| JOB |
Start with the line that contains "Rebuild this chart" and end with the line that contains "ax = fig.add_axes([0.158, 0.160, 0.842, 0.822])"; retype those lines and the ones between them exactly, without any pictures.

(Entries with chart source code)
————————
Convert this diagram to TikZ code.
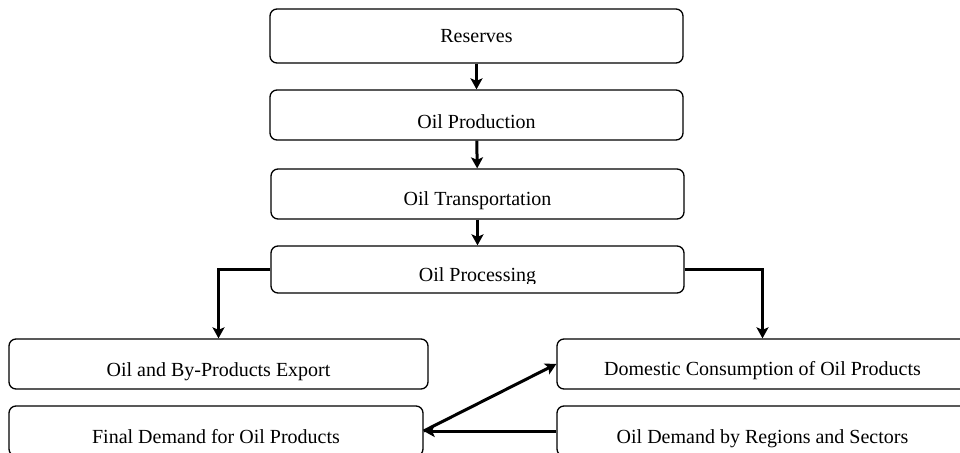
\documentclass[tikz,border=0pt]{standalone}
\usepackage{fontspec}
\setmainfont{Liberation Serif}
\usetikzlibrary{arrows.meta}
\begin{document}
\begin{tikzpicture}[x=1pt,y=-1pt,
  box/.style={draw, rounded corners=7pt, line width=1.3pt, inner sep=0pt,
    font=\fontsize{20}{24}\selectfont, text depth=0pt, text height=22pt,
    minimum height=50pt},
  txt/.style={inner sep=0pt, font=\fontsize{20}{24}\selectfont, text depth=0pt, text height=24pt},
  flow/.style={line width=3pt, -{Stealth[length=11pt,width=12pt,inset=2.5pt]}}]
\useasboundingbox (0,0) rectangle (960,452);
\clip (0,0) rectangle (960,452);

\node[box, minimum width=413pt, minimum height=54pt, text height=14pt] (res) at (476.5,36) {Reserves};
\node[box, minimum width=413pt, text height=26pt] (prod) at (476.5,115) {Oil Production};
\node[box, minimum width=413pt] (trans) at (477.5,194) {Oil Transportation};
\node[box, minimum width=413pt, minimum height=47pt] (proc) at (477.5,269.5) {};
\begin{scope}
  \clip (271,240) rectangle (684,283);
  \node[txt] (proclabel) at (477.5,269.5) {Oil Processing};
\end{scope}
\node[box, minimum width=419pt, text height=24pt] (exp) at (218.5,364) {Oil and By-Products Export};
\node[box, minimum width=414pt, text height=24pt] (fin) at (216,431) {Final Demand for Oil Products};
\node[box, minimum width=411pt] (dom) at (762.5,364) {Domestic Consumption of Oil Products};
\node[box, minimum width=411pt, text height=25pt] (dem) at (762.5,431) {Oil Demand by Regions and Sectors};

\draw[flow] (res) -- (prod);
\draw[flow] (prod) -- (trans);
\draw[flow] (trans) -- (proc);
\draw[flow] (proc.west) -| (exp.north);
\draw[flow] (proc.east) -| (dom.north);
\draw[flow] (fin.east) -- (dom.west);
\draw[flow] (dem.west) -- (fin.east);
\end{tikzpicture}
\end{document}
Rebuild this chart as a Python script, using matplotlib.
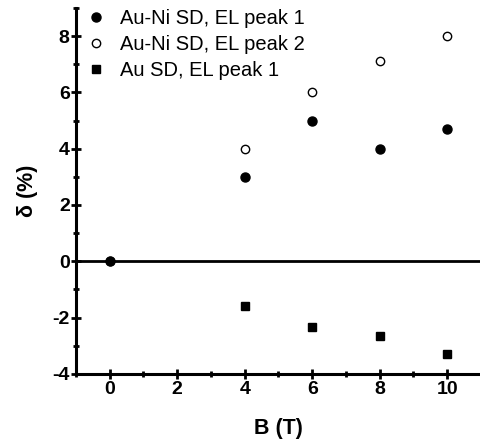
import numpy as np
import matplotlib.pyplot as plt
from matplotlib.ticker import MultipleLocator

plt.rcParams['font.family'] = ['Liberation Sans', 'DejaVu Sans']
plt.rcParams['axes.unicode_minus'] = False

# Data
b_field = [0, 4, 6, 8, 10]
auni_peak1 = [0, 3, 5, 4, 4.7]
auni_peak2 = [0, 4, 6, 7.1, 8]
au_b = [4, 6, 8, 10]
au_peak1 = [-1.6, -2.35, -2.65, -3.3]

fig = plt.figure(figsize=(4.81, 4.45), dpi=100)
ax = fig.add_axes([0.158, 0.160, 0.842, 0.822])

ax.axhline(0, color='black', lw=2, zorder=1)
ax.plot(b_field, auni_peak2, 'o', mfc='white', mec='black', mew=1, ms=6,
        label="Au-Ni SD, EL peak 2", zorder=2)
ax.plot(b_field, auni_peak1, 'o', color='black', ms=6.5, label="Au-Ni SD, EL peak 1", zorder=3)
ax.plot(au_b, au_peak1, 's', color='black', ms=6, label="Au SD, EL peak 1", zorder=2)

ax.set_xlim(-1, 11)
ax.set_ylim(-4, 9)
ax.xaxis.set_major_locator(MultipleLocator(2))
ax.xaxis.set_minor_locator(MultipleLocator(1))
ax.yaxis.set_major_locator(MultipleLocator(2))
ax.yaxis.set_minor_locator(MultipleLocator(1))

for side in ['top', 'right']:
    ax.spines[side].set_visible(False)
for side in ['left', 'bottom']:
    ax.spines[side].set_linewidth(2.2)

ax.tick_params(which='major', direction='inout', length=7, width=2, labelsize=14)
ax.tick_params(axis='y', which='major', pad=1)
ax.tick_params(axis='x', which='major', pad=2)
ax.tick_params(which='minor', direction='inout', length=4, width=2)
for lab in ax.get_xticklabels() + ax.get_yticklabels():
    lab.set_fontweight('bold')

ax.set_xlabel("B (T)", fontsize=15.5, fontweight='bold', labelpad=14)
ax.set_ylabel("δ (%)", fontsize=15.5, fontweight='bold', labelpad=10)

handles, labels = ax.get_legend_handles_labels()
order = [1, 0, 2]
ax.legend([handles[i] for i in order], [labels[i] for i in order],
          loc='upper left', frameon=False, fontsize=14.5, handlelength=1.0,
          handletextpad=0.7, borderpad=0, borderaxespad=0.0, labelspacing=0.35,
          bbox_to_anchor=(0.025, 0.997))

fig.savefig("out.png", dpi=100)
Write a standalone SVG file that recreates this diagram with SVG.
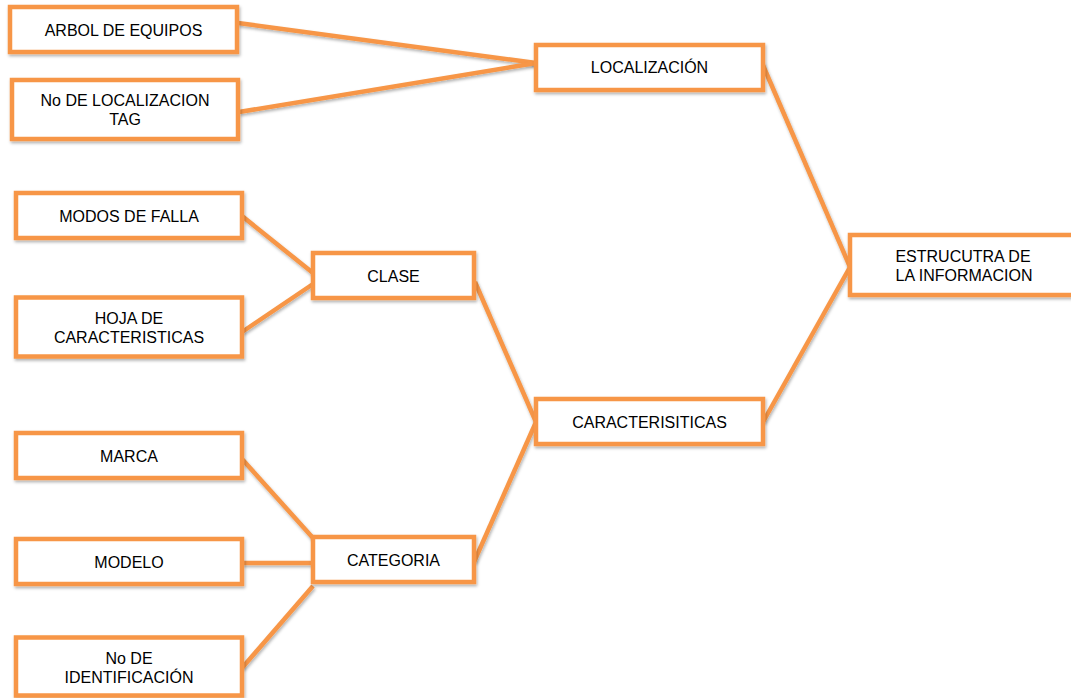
<svg xmlns="http://www.w3.org/2000/svg" width="1071" height="698" viewBox="0 0 1071 698">
  <defs>
    <filter id="sh" filterUnits="userSpaceOnUse" x="0" y="0" width="1100" height="720">
      <feDropShadow dx="1" dy="2" stdDeviation="1.5" flood-color="#000" flood-opacity="0.3"/>
    </filter>
  </defs>
  <style>
    .box { fill: #ffffff; stroke: #F79646; stroke-width: 4.5; filter: url(#sh); }
    .ln { stroke: #F79646; stroke-width: 4.5; fill: none; stroke-linecap: butt; filter: url(#sh); }
    text { font-family: "Liberation Sans", Arial, sans-serif; font-size: 16px; fill: #000000; text-anchor: middle; }
  </style>
  <rect x="0" y="0" width="1071" height="698" fill="#ffffff"/>
  <g id="connectors">
    <line class="ln" x1="238" y1="23" x2="536" y2="63"/>
    <line class="ln" x1="239" y1="112" x2="536" y2="63"/>
    <line class="ln" x1="762" y1="63" x2="850" y2="267"/>
    <line class="ln" x1="763" y1="422" x2="850" y2="267"/>
    <line class="ln" x1="242" y1="216" x2="313" y2="273"/>
    <line class="ln" x1="242" y1="332" x2="313" y2="284"/>
    <line class="ln" x1="475" y1="282" x2="536" y2="422"/>
    <line class="ln" x1="474" y1="562" x2="536" y2="422"/>
    <line class="ln" x1="242" y1="459" x2="313" y2="538"/>
    <line class="ln" x1="242" y1="563" x2="313" y2="563"/>
    <line class="ln" x1="242" y1="668" x2="313" y2="586"/>
  </g>
  <g id="arbol">
    <rect class="box" x="10" y="7" width="227" height="45"/>
    <text x="123.5" y="35.5">ARBOL DE EQUIPOS</text>
  </g>
  <g id="nolocalizacion">
    <rect class="box" x="12" y="80" width="226" height="59"/>
    <text x="125" y="106">No DE LOCALIZACION</text>
    <text x="125" y="125">TAG</text>
  </g>
  <g id="localizacion">
    <rect class="box" x="536" y="45" width="227" height="45"/>
    <text x="649.5" y="73">LOCALIZACIÓN</text>
  </g>
  <g id="estructura">
    <rect class="box" x="850" y="235" width="227" height="60"/>
    <text x="963" y="261.5">ESTRUCUTRA DE</text>
    <text x="964" y="281">LA INFORMACION</text>
  </g>
  <g id="modos">
    <rect class="box" x="16" y="193" width="226" height="45"/>
    <text x="129" y="222">MODOS DE FALLA</text>
  </g>
  <g id="hoja">
    <rect class="box" x="16" y="297.5" width="226" height="59"/>
    <text x="129" y="324">HOJA DE</text>
    <text x="129" y="342.5">CARACTERISTICAS</text>
  </g>
  <g id="clase">
    <rect class="box" x="313" y="253" width="161" height="45"/>
    <text x="393.5" y="281.5">CLASE</text>
  </g>
  <g id="caracteristicas">
    <rect class="box" x="536" y="399" width="227" height="45"/>
    <text x="649.5" y="427.5">CARACTERISITICAS</text>
  </g>
  <g id="marca">
    <rect class="box" x="16" y="433" width="226" height="45"/>
    <text x="129" y="462">MARCA</text>
  </g>
  <g id="modelo">
    <rect class="box" x="16" y="539" width="226" height="45"/>
    <text x="129" y="568">MODELO</text>
  </g>
  <g id="categoria">
    <rect class="box" x="313" y="537" width="161" height="45"/>
    <text x="393.5" y="565.5">CATEGORIA</text>
  </g>
  <g id="noidentificacion">
    <rect class="box" x="16" y="637.5" width="226" height="58"/>
    <text x="129" y="664">No DE</text>
    <text x="129" y="683">IDENTIFICACIÓN</text>
  </g>
</svg>
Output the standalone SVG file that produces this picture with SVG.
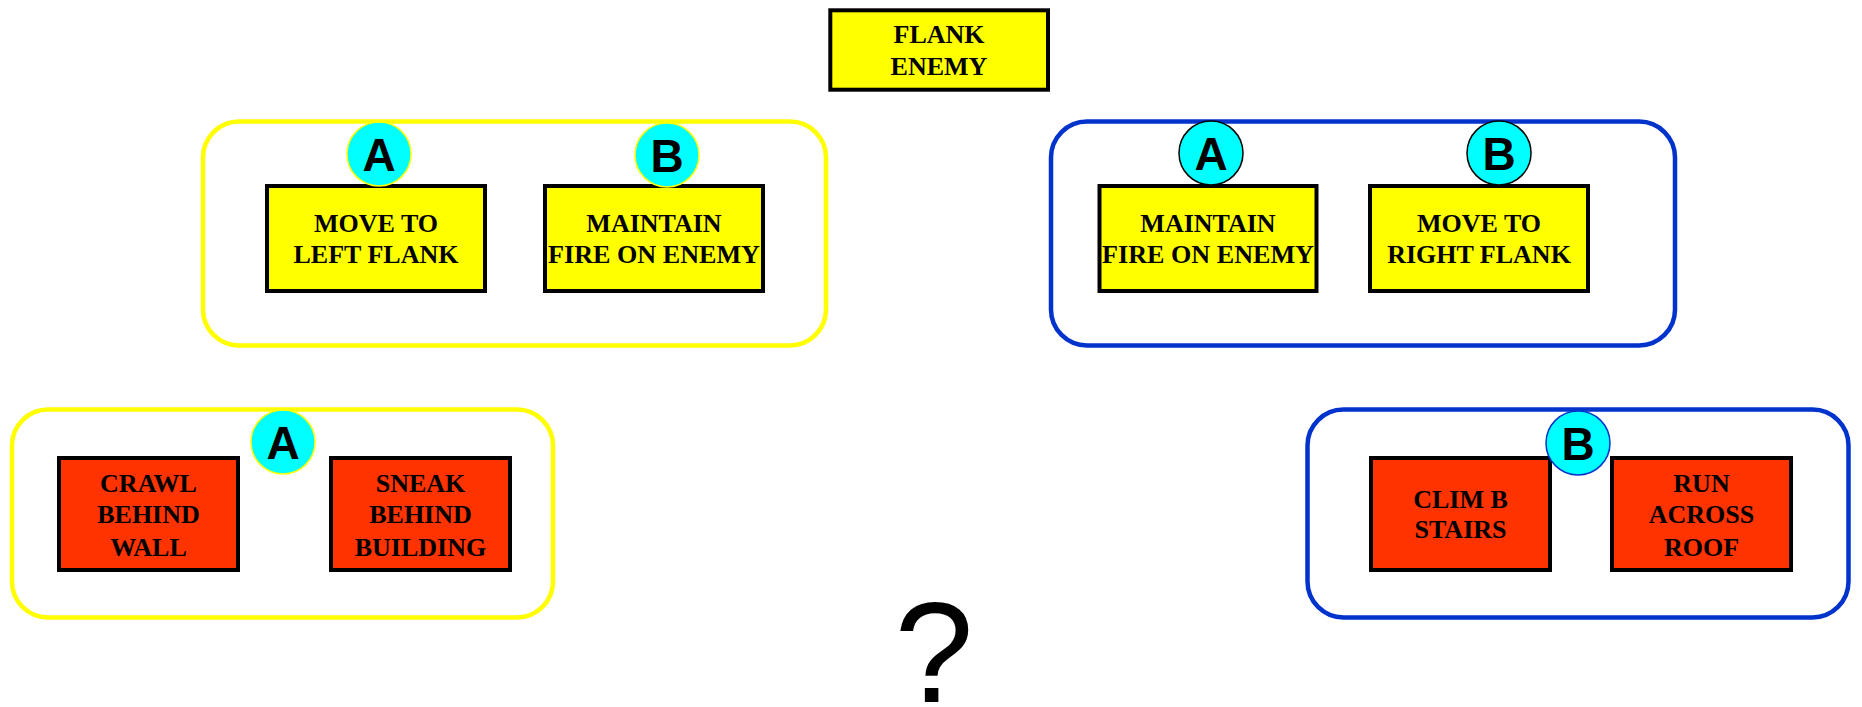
————————
| RESPONSE |
Rebuild this chart as a Python script, using matplotlib.
import numpy as np
import matplotlib.pyplot as plt
from matplotlib.ticker import MultipleLocator

plt.rcParams['font.family'] = ['Liberation Sans', 'DejaVu Sans']
plt.rcParams['axes.unicode_minus'] = False

# Data
b_field = [0, 4, 6, 8, 10]
auni_peak1 = [0, 3, 5, 4, 4.7]
auni_peak2 = [0, 4, 6, 7.1, 8]
au_b = [4, 6, 8, 10]
au_peak1 = [-1.6, -2.35, -2.65, -3.3]

fig = plt.figure(figsize=(4.81, 4.45), dpi=100)
ax = fig.add_axes([0.158, 0.160, 0.842, 0.822])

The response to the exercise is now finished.